Recorded data:
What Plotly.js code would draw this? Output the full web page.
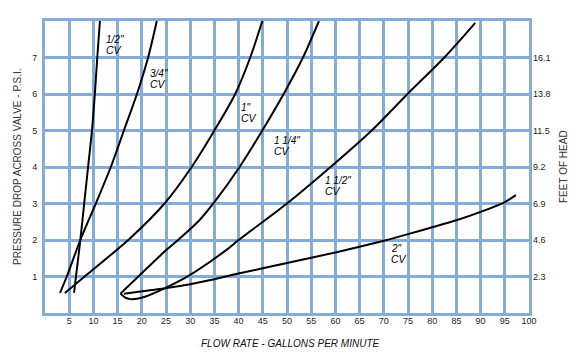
<!DOCTYPE html>
<html>
<head>
<meta charset="utf-8">
<script src="https://cdn.plot.ly/plotly-3.0.1.min.js"></script>
<style>html,body{margin:0;padding:0;background:#fff}#chart{width:582px;height:353px}</style>
</head>
<body>
<div id="chart"></div>
<script>
// ---- data ----
const sizeLabels = ['1/2"', '3/4"', '1"', '1 1/4"', '1 1/2"', '2"'];

const halfX = [6.0, 6.4, 7.3, 8.1, 8.9, 9.7, 10.3, 10.8, 11.35];
const halfY = [0.55, 1, 2, 3, 4, 5, 6, 7, 8];

const threeQX = [3.1, 4.5, 7.3, 10.5, 13.6, 16.3, 19.0, 21.3, 23.1];
const threeQY = [0.55, 1, 2, 3, 4, 5, 6, 7, 8];

const oneX = [4.1, 8.2, 17.6, 24.7, 30.3, 35.0, 39.3, 42.4, 44.9];
const oneY = [0.55, 1, 2.05, 3, 4, 5, 6, 7, 8];

const oneQX = [15.6, 25.1, 27.5, 31.9, 35.3, 40.2, 44.9, 49.3, 53.3, 56.6];
const oneQY = [0.53, 1.73, 2, 2.54, 3.09, 4, 5, 6, 7, 8];

const oneHX = [15.6, 16.5, 17.6, 19.0, 21.0, 24.8, 29.2, 37.5, 40, 50, 59, 67.5, 74.9, 82.5, 88.9];
const oneHY = [0.53, 0.43, 0.38, 0.39, 0.46, 0.68, 0.98, 1.73, 2, 3, 4, 5, 6, 7, 7.95];

const twoX = [16.3, 24.8, 30, 40, 50, 60, 70, 75, 80, 85, 90, 95, 97.3];
const twoY = [0.53, 0.68, 0.79, 1.08, 1.37, 1.66, 1.98, 2.16, 2.35, 2.54, 2.77, 3.04, 3.23];

const xTicks = [5, 10, 15, 20, 25, 30, 35, 40, 45, 50, 55, 60, 65, 70, 75, 80, 85, 90, 95, 100];
const psiTicks = [1, 2, 3, 4, 5, 6, 7];
const headTicks = [2.3, 4.6, 6.9, 9.2, 11.5, 13.8, 16.1];
const headTickText = ['2.3', '4.6', '6.9', '9.2', '11.5', '13.8', '16.1'];
const psiMax = 8;
const feetPerPsi = 2.3;

// ---- drawing ----
const FONT = 'Liberation Sans, Arial, Helvetica, sans-serif';
const GRID = '#84acd8';
const series = [[halfX, halfY], [threeQX, threeQY], [oneX, oneY], [oneQX, oneQY], [oneHX, oneHY], [twoX, twoY]];

const traces = series.map(s => ({
  x: s[0], y: s[1], type: 'scatter', mode: 'lines',
  line: {color: '#000', width: 2, shape: 'spline', smoothing: 0.8},
  hoverinfo: 'skip', showlegend: false
}));
// invisible trace so the right-hand (feet of head) axis is drawn
traces.push({x: [0], y: [0], yaxis: 'y2', type: 'scatter', mode: 'lines',
  line: {width: 0}, hoverinfo: 'skip', showlegend: false});

// label placement (data coords of the text left edge / middle)
const labelPos = [
  [12.3, 7.49, 7.20],
  [21.5, 6.56, 6.27],
  [40.3, 5.63, 5.34],
  [47.1, 4.73, 4.44],
  [57.6, 3.62, 3.33],
  [71.2, 1.77, 1.47]
];
const annotations = [];
labelPos.forEach((p, i) => {
  annotations.push({x: p[0], y: p[1], xref: 'x', yref: 'y', text: '<i>' + sizeLabels[i] + '</i>',
    showarrow: false, xanchor: 'left', yanchor: 'middle', borderpad: 0,
    font: {family: FONT, size: 10, color: '#000'}});
  annotations.push({x: p[0], y: p[2], xref: 'x', yref: 'y', text: '<i>CV</i>',
    showarrow: false, xanchor: 'left', yanchor: 'middle', borderpad: 0,
    font: {family: FONT, size: 10.5, color: '#000'}});
});
annotations.push({x: 0, y: 0.5, xref: 'paper', yref: 'paper', xshift: -28, textangle: -90,
  text: 'PRESSURE DROP ACROSS VALVE - P.S.I.', showarrow: false, xanchor: 'center', yanchor: 'middle',
  font: {family: FONT, size: 10, color: '#333'}});
annotations.push({x: 1, y: 0.5, xref: 'paper', yref: 'paper', xshift: 34, textangle: -90,
  text: 'FEET OF HEAD', showarrow: false, xanchor: 'center', yanchor: 'middle',
  font: {family: FONT, size: 10, color: '#333'}});
annotations.push({x: 0.5, y: 0, xref: 'paper', yref: 'paper', xshift: 3, yshift: -30,
  text: '<i>FLOW RATE - GALLONS PER MINUTE</i>', showarrow: false, xanchor: 'center', yanchor: 'middle',
  font: {family: FONT, size: 10, color: '#111'}});

const layout = {
  width: 582, height: 353,
  margin: {l: 45, r: 53, t: 21, b: 40, pad: 0},
  paper_bgcolor: '#fff', plot_bgcolor: '#fff',
  showlegend: false,
  font: {family: FONT, size: 9, color: '#222'},
  xaxis: {
    range: [0, 100], tickvals: xTicks, showgrid: true, gridcolor: GRID, gridwidth: 3,
    zeroline: false, showline: true, mirror: true, linecolor: GRID, linewidth: 3,
    ticks: '', ticklabelstandoff: -3, tickfont: {family: FONT, size: 9, color: '#222'}, fixedrange: true
  },
  yaxis: {
    range: [0, psiMax], tickvals: psiTicks, showgrid: true, gridcolor: GRID, gridwidth: 3,
    zeroline: false, showline: true, mirror: true, linecolor: GRID, linewidth: 3,
    ticks: '', ticklabelstandoff: 3, tickfont: {family: FONT, size: 9, color: '#222'}, fixedrange: true
  },
  yaxis2: {
    overlaying: 'y', side: 'right', range: [0, psiMax * feetPerPsi],
    tickvals: headTicks, ticktext: headTickText, showgrid: false, zeroline: false, showline: false,
    ticks: '', ticklabelstandoff: 3, tickfont: {family: FONT, size: 9, color: '#222'}, fixedrange: true
  },
  annotations: annotations
};

Plotly.newPlot('chart', traces, layout, {displayModeBar: false, staticPlot: true});
</script>
</body>
</html>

Task objective: Could you repeat all of the material exactly? Pictures should not be copied.

Reply to the task:
What Plotly.js code would draw this? Output the full web page.
<!DOCTYPE html>
<html>
<head>
<meta charset="utf-8">
<script src="https://cdn.plot.ly/plotly-3.0.1.min.js"></script>
<style>html,body{margin:0;padding:0;background:#fff}#chart{width:582px;height:353px}</style>
</head>
<body>
<div id="chart"></div>
<script>
// ---- data ----
const sizeLabels = ['1/2"', '3/4"', '1"', '1 1/4"', '1 1/2"', '2"'];

const halfX = [6.0, 6.4, 7.3, 8.1, 8.9, 9.7, 10.3, 10.8, 11.35];
const halfY = [0.55, 1, 2, 3, 4, 5, 6, 7, 8];

const threeQX = [3.1, 4.5, 7.3, 10.5, 13.6, 16.3, 19.0, 21.3, 23.1];
const threeQY = [0.55, 1, 2, 3, 4, 5, 6, 7, 8];

const oneX = [4.1, 8.2, 17.6, 24.7, 30.3, 35.0, 39.3, 42.4, 44.9];
const oneY = [0.55, 1, 2.05, 3, 4, 5, 6, 7, 8];

const oneQX = [15.6, 25.1, 27.5, 31.9, 35.3, 40.2, 44.9, 49.3, 53.3, 56.6];
const oneQY = [0.53, 1.73, 2, 2.54, 3.09, 4, 5, 6, 7, 8];

const oneHX = [15.6, 16.5, 17.6, 19.0, 21.0, 24.8, 29.2, 37.5, 40, 50, 59, 67.5, 74.9, 82.5, 88.9];
const oneHY = [0.53, 0.43, 0.38, 0.39, 0.46, 0.68, 0.98, 1.73, 2, 3, 4, 5, 6, 7, 7.95];

const twoX = [16.3, 24.8, 30, 40, 50, 60, 70, 75, 80, 85, 90, 95, 97.3];
const twoY = [0.53, 0.68, 0.79, 1.08, 1.37, 1.66, 1.98, 2.16, 2.35, 2.54, 2.77, 3.04, 3.23];

const xTicks = [5, 10, 15, 20, 25, 30, 35, 40, 45, 50, 55, 60, 65, 70, 75, 80, 85, 90, 95, 100];
const psiTicks = [1, 2, 3, 4, 5, 6, 7];
const headTicks = [2.3, 4.6, 6.9, 9.2, 11.5, 13.8, 16.1];
const headTickText = ['2.3', '4.6', '6.9', '9.2', '11.5', '13.8', '16.1'];
const psiMax = 8;
const feetPerPsi = 2.3;

// ---- drawing ----
const FONT = 'Liberation Sans, Arial, Helvetica, sans-serif';
const GRID = '#84acd8';
const series = [[halfX, halfY], [threeQX, threeQY], [oneX, oneY], [oneQX, oneQY], [oneHX, oneHY], [twoX, twoY]];

const traces = series.map(s => ({
  x: s[0], y: s[1], type: 'scatter', mode: 'lines',
  line: {color: '#000', width: 2, shape: 'spline', smoothing: 0.8},
  hoverinfo: 'skip', showlegend: false
}));
// invisible trace so the right-hand (feet of head) axis is drawn
traces.push({x: [0], y: [0], yaxis: 'y2', type: 'scatter', mode: 'lines',
  line: {width: 0}, hoverinfo: 'skip', showlegend: false});

// label placement (data coords of the text left edge / middle)
const labelPos = [
  [12.3, 7.49, 7.20],
  [21.5, 6.56, 6.27],
  [40.3, 5.63, 5.34],
  [47.1, 4.73, 4.44],
  [57.6, 3.62, 3.33],
  [71.2, 1.77, 1.47]
];
const annotations = [];
labelPos.forEach((p, i) => {
  annotations.push({x: p[0], y: p[1], xref: 'x', yref: 'y', text: '<i>' + sizeLabels[i] + '</i>',
    showarrow: false, xanchor: 'left', yanchor: 'middle', borderpad: 0,
    font: {family: FONT, size: 10, color: '#000'}});
  annotations.push({x: p[0], y: p[2], xref: 'x', yref: 'y', text: '<i>CV</i>',
    showarrow: false, xanchor: 'left', yanchor: 'middle', borderpad: 0,
    font: {family: FONT, size: 10.5, color: '#000'}});
});
annotations.push({x: 0, y: 0.5, xref: 'paper', yref: 'paper', xshift: -28, textangle: -90,
  text: 'PRESSURE DROP ACROSS VALVE - P.S.I.', showarrow: false, xanchor: 'center', yanchor: 'middle',
  font: {family: FONT, size: 10, color: '#333'}});
annotations.push({x: 1, y: 0.5, xref: 'paper', yref: 'paper', xshift: 34, textangle: -90,
  text: 'FEET OF HEAD', showarrow: false, xanchor: 'center', yanchor: 'middle',
  font: {family: FONT, size: 10, color: '#333'}});
annotations.push({x: 0.5, y: 0, xref: 'paper', yref: 'paper', xshift: 3, yshift: -30,
  text: '<i>FLOW RATE - GALLONS PER MINUTE</i>', showarrow: false, xanchor: 'center', yanchor: 'middle',
  font: {family: FONT, size: 10, color: '#111'}});

const layout = {
  width: 582, height: 353,
  margin: {l: 45, r: 53, t: 21, b: 40, pad: 0},
  paper_bgcolor: '#fff', plot_bgcolor: '#fff',
  showlegend: false,
  font: {family: FONT, size: 9, color: '#222'},
  xaxis: {
    range: [0, 100], tickvals: xTicks, showgrid: true, gridcolor: GRID, gridwidth: 3,
    zeroline: false, showline: true, mirror: true, linecolor: GRID, linewidth: 3,
    ticks: '', ticklabelstandoff: -3, tickfont: {family: FONT, size: 9, color: '#222'}, fixedrange: true
  },
  yaxis: {
    range: [0, psiMax], tickvals: psiTicks, showgrid: true, gridcolor: GRID, gridwidth: 3,
    zeroline: false, showline: true, mirror: true, linecolor: GRID, linewidth: 3,
    ticks: '', ticklabelstandoff: 3, tickfont: {family: FONT, size: 9, color: '#222'}, fixedrange: true
  },
  yaxis2: {
    overlaying: 'y', side: 'right', range: [0, psiMax * feetPerPsi],
    tickvals: headTicks, ticktext: headTickText, showgrid: false, zeroline: false, showline: false,
    ticks: '', ticklabelstandoff: 3, tickfont: {family: FONT, size: 9, color: '#222'}, fixedrange: true
  },
  annotations: annotations
};

Plotly.newPlot('chart', traces, layout, {displayModeBar: false, staticPlot: true});
</script>
</body>
</html>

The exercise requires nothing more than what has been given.